__Goal__
Retype the data that follows line by line, exactly, and leave its pictures out.

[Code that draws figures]

▼▼▼

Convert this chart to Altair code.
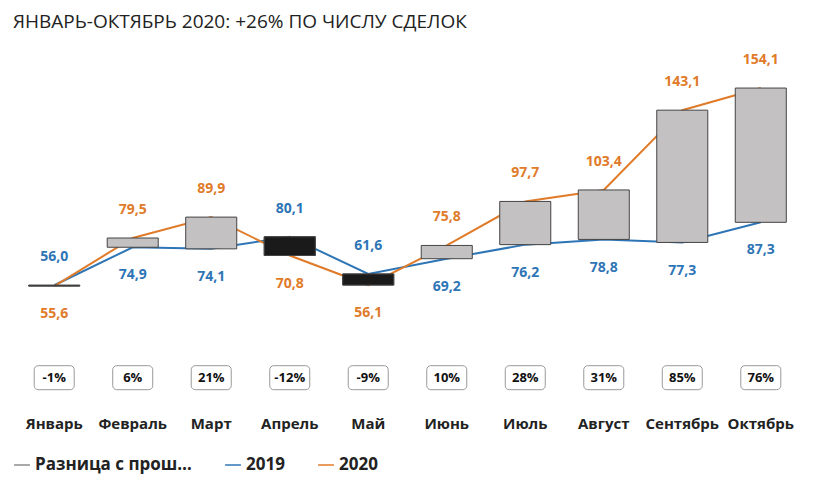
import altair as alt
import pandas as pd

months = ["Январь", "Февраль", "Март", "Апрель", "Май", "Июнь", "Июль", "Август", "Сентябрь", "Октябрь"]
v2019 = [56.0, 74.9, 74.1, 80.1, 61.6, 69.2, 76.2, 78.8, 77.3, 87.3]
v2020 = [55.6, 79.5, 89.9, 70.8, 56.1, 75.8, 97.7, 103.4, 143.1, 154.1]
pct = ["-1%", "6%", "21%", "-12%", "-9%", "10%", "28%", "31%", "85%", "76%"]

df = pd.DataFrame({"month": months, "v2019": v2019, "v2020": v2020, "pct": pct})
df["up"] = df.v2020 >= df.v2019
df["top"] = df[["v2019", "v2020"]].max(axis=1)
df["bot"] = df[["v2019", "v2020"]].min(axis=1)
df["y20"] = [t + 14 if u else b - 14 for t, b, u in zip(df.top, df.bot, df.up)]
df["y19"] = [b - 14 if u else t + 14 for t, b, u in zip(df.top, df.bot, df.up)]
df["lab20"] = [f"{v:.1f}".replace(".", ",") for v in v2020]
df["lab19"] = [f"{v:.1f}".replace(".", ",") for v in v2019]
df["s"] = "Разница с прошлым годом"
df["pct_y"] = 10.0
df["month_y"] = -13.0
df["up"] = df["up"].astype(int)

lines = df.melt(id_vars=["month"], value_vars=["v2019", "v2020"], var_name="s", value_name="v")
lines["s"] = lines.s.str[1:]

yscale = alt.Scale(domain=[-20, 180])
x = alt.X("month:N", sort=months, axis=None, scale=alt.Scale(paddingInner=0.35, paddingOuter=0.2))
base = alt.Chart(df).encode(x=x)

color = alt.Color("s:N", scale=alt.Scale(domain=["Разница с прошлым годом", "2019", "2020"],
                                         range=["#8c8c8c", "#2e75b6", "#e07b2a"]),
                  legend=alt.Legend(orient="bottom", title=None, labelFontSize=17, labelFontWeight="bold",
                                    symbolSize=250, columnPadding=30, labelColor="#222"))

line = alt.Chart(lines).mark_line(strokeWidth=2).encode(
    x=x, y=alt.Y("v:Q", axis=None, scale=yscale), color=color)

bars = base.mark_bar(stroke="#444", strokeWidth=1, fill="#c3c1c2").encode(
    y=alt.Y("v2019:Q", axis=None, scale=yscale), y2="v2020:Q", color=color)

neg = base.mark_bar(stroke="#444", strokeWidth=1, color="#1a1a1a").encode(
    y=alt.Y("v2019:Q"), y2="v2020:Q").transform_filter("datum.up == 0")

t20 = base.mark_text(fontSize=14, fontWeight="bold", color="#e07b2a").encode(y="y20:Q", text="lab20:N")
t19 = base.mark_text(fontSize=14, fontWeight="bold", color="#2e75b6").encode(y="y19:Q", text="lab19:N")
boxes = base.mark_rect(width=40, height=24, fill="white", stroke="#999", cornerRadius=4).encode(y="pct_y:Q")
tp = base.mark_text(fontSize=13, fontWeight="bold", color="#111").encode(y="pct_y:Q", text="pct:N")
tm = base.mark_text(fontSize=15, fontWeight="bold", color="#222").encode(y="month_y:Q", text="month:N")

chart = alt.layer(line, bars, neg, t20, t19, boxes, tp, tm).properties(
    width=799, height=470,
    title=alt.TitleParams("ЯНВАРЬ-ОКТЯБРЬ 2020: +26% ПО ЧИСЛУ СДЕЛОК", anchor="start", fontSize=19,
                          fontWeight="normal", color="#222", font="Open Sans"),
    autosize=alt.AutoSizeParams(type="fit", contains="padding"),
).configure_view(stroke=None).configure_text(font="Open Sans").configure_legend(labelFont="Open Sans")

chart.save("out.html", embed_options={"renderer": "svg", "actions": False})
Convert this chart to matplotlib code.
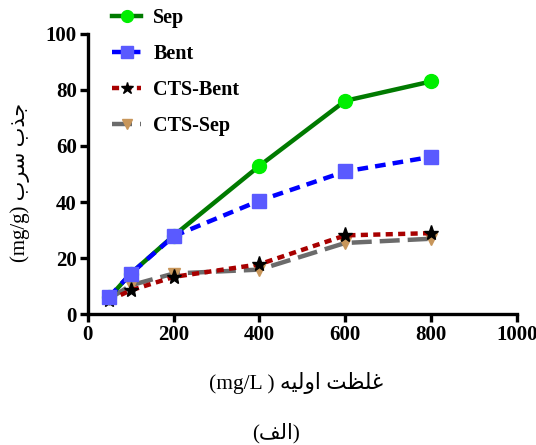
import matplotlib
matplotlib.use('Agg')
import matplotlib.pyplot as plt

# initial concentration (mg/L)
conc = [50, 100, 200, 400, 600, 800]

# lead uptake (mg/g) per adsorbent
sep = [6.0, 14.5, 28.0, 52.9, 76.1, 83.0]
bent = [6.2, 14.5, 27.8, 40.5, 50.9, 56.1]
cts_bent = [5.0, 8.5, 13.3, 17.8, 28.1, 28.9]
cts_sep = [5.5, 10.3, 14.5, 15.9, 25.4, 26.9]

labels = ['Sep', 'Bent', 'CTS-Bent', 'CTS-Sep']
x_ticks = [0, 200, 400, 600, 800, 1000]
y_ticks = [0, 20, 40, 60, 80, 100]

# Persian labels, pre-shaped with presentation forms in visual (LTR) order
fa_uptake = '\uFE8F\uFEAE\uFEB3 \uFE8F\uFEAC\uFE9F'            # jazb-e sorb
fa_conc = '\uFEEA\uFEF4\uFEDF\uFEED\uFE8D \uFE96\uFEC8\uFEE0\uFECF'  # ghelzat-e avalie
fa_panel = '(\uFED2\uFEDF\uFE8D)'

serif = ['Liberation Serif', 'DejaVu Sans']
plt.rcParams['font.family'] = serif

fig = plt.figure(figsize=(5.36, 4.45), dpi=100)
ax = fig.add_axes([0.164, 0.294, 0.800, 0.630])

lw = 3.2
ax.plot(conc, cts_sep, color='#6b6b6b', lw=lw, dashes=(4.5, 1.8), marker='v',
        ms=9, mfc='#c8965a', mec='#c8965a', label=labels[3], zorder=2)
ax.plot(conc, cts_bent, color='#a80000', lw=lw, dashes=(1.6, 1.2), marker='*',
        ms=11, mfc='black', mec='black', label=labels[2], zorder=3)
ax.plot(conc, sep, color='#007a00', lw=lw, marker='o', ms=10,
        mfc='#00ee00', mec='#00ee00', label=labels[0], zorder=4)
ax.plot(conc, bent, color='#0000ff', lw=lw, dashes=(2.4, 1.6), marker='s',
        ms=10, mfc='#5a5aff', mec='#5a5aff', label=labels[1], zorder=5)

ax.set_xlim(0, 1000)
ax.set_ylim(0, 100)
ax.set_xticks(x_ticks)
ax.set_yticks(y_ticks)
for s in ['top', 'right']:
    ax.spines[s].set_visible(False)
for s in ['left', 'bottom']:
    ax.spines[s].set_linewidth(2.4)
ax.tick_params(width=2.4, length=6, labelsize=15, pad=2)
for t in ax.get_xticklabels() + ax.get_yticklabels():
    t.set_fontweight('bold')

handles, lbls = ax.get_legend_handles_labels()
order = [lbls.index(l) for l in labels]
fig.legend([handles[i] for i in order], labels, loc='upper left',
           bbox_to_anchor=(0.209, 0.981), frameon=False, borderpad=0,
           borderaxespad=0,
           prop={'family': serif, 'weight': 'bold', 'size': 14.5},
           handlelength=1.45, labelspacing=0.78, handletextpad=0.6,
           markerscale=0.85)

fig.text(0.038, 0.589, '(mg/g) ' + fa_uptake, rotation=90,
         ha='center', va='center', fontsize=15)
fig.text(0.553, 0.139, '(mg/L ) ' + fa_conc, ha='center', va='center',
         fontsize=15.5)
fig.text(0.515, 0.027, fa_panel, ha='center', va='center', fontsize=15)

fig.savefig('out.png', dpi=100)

▲▲▲

__Result below__
Convert this chart to Altair code.
import altair as alt
import pandas as pd

months = ["Январь", "Февраль", "Март", "Апрель", "Май", "Июнь", "Июль", "Август", "Сентябрь", "Октябрь"]
v2019 = [56.0, 74.9, 74.1, 80.1, 61.6, 69.2, 76.2, 78.8, 77.3, 87.3]
v2020 = [55.6, 79.5, 89.9, 70.8, 56.1, 75.8, 97.7, 103.4, 143.1, 154.1]
pct = ["-1%", "6%", "21%", "-12%", "-9%", "10%", "28%", "31%", "85%", "76%"]

df = pd.DataFrame({"month": months, "v2019": v2019, "v2020": v2020, "pct": pct})
df["up"] = df.v2020 >= df.v2019
df["top"] = df[["v2019", "v2020"]].max(axis=1)
df["bot"] = df[["v2019", "v2020"]].min(axis=1)
df["y20"] = [t + 14 if u else b - 14 for t, b, u in zip(df.top, df.bot, df.up)]
df["y19"] = [b - 14 if u else t + 14 for t, b, u in zip(df.top, df.bot, df.up)]
df["lab20"] = [f"{v:.1f}".replace(".", ",") for v in v2020]
df["lab19"] = [f"{v:.1f}".replace(".", ",") for v in v2019]
df["s"] = "Разница с прошлым годом"
df["pct_y"] = 10.0
df["month_y"] = -13.0
df["up"] = df["up"].astype(int)

lines = df.melt(id_vars=["month"], value_vars=["v2019", "v2020"], var_name="s", value_name="v")
lines["s"] = lines.s.str[1:]

yscale = alt.Scale(domain=[-20, 180])
x = alt.X("month:N", sort=months, axis=None, scale=alt.Scale(paddingInner=0.35, paddingOuter=0.2))
base = alt.Chart(df).encode(x=x)

color = alt.Color("s:N", scale=alt.Scale(domain=["Разница с прошлым годом", "2019", "2020"],
                                         range=["#8c8c8c", "#2e75b6", "#e07b2a"]),
                  legend=alt.Legend(orient="bottom", title=None, labelFontSize=17, labelFontWeight="bold",
                                    symbolSize=250, columnPadding=30, labelColor="#222"))

line = alt.Chart(lines).mark_line(strokeWidth=2).encode(
    x=x, y=alt.Y("v:Q", axis=None, scale=yscale), color=color)

bars = base.mark_bar(stroke="#444", strokeWidth=1, fill="#c3c1c2").encode(
    y=alt.Y("v2019:Q", axis=None, scale=yscale), y2="v2020:Q", color=color)

neg = base.mark_bar(stroke="#444", strokeWidth=1, color="#1a1a1a").encode(
    y=alt.Y("v2019:Q"), y2="v2020:Q").transform_filter("datum.up == 0")

t20 = base.mark_text(fontSize=14, fontWeight="bold", color="#e07b2a").encode(y="y20:Q", text="lab20:N")
t19 = base.mark_text(fontSize=14, fontWeight="bold", color="#2e75b6").encode(y="y19:Q", text="lab19:N")
boxes = base.mark_rect(width=40, height=24, fill="white", stroke="#999", cornerRadius=4).encode(y="pct_y:Q")
tp = base.mark_text(fontSize=13, fontWeight="bold", color="#111").encode(y="pct_y:Q", text="pct:N")
tm = base.mark_text(fontSize=15, fontWeight="bold", color="#222").encode(y="month_y:Q", text="month:N")

chart = alt.layer(line, bars, neg, t20, t19, boxes, tp, tm).properties(
    width=799, height=470,
    title=alt.TitleParams("ЯНВАРЬ-ОКТЯБРЬ 2020: +26% ПО ЧИСЛУ СДЕЛОК", anchor="start", fontSize=19,
                          fontWeight="normal", color="#222", font="Open Sans"),
    autosize=alt.AutoSizeParams(type="fit", contains="padding"),
).configure_view(stroke=None).configure_text(font="Open Sans").configure_legend(labelFont="Open Sans")

chart.save("out.html", embed_options={"renderer": "svg", "actions": False})
Convert this chart to matplotlib code.
import matplotlib
matplotlib.use('Agg')
import matplotlib.pyplot as plt

# initial concentration (mg/L)
conc = [50, 100, 200, 400, 600, 800]

# lead uptake (mg/g) per adsorbent
sep = [6.0, 14.5, 28.0, 52.9, 76.1, 83.0]
bent = [6.2, 14.5, 27.8, 40.5, 50.9, 56.1]
cts_bent = [5.0, 8.5, 13.3, 17.8, 28.1, 28.9]
cts_sep = [5.5, 10.3, 14.5, 15.9, 25.4, 26.9]

labels = ['Sep', 'Bent', 'CTS-Bent', 'CTS-Sep']
x_ticks = [0, 200, 400, 600, 800, 1000]
y_ticks = [0, 20, 40, 60, 80, 100]

# Persian labels, pre-shaped with presentation forms in visual (LTR) order
fa_uptake = '\uFE8F\uFEAE\uFEB3 \uFE8F\uFEAC\uFE9F'            # jazb-e sorb
fa_conc = '\uFEEA\uFEF4\uFEDF\uFEED\uFE8D \uFE96\uFEC8\uFEE0\uFECF'  # ghelzat-e avalie
fa_panel = '(\uFED2\uFEDF\uFE8D)'

serif = ['Liberation Serif', 'DejaVu Sans']
plt.rcParams['font.family'] = serif

fig = plt.figure(figsize=(5.36, 4.45), dpi=100)
ax = fig.add_axes([0.164, 0.294, 0.800, 0.630])

lw = 3.2
ax.plot(conc, cts_sep, color='#6b6b6b', lw=lw, dashes=(4.5, 1.8), marker='v',
        ms=9, mfc='#c8965a', mec='#c8965a', label=labels[3], zorder=2)
ax.plot(conc, cts_bent, color='#a80000', lw=lw, dashes=(1.6, 1.2), marker='*',
        ms=11, mfc='black', mec='black', label=labels[2], zorder=3)
ax.plot(conc, sep, color='#007a00', lw=lw, marker='o', ms=10,
        mfc='#00ee00', mec='#00ee00', label=labels[0], zorder=4)
ax.plot(conc, bent, color='#0000ff', lw=lw, dashes=(2.4, 1.6), marker='s',
        ms=10, mfc='#5a5aff', mec='#5a5aff', label=labels[1], zorder=5)

ax.set_xlim(0, 1000)
ax.set_ylim(0, 100)
ax.set_xticks(x_ticks)
ax.set_yticks(y_ticks)
for s in ['top', 'right']:
    ax.spines[s].set_visible(False)
for s in ['left', 'bottom']:
    ax.spines[s].set_linewidth(2.4)
ax.tick_params(width=2.4, length=6, labelsize=15, pad=2)
for t in ax.get_xticklabels() + ax.get_yticklabels():
    t.set_fontweight('bold')

handles, lbls = ax.get_legend_handles_labels()
order = [lbls.index(l) for l in labels]
fig.legend([handles[i] for i in order], labels, loc='upper left',
           bbox_to_anchor=(0.209, 0.981), frameon=False, borderpad=0,
           borderaxespad=0,
           prop={'family': serif, 'weight': 'bold', 'size': 14.5},
           handlelength=1.45, labelspacing=0.78, handletextpad=0.6,
           markerscale=0.85)

fig.text(0.038, 0.589, '(mg/g) ' + fa_uptake, rotation=90,
         ha='center', va='center', fontsize=15)
fig.text(0.553, 0.139, '(mg/L ) ' + fa_conc, ha='center', va='center',
         fontsize=15.5)
fig.text(0.515, 0.027, fa_panel, ha='center', va='center', fontsize=15)

fig.savefig('out.png', dpi=100)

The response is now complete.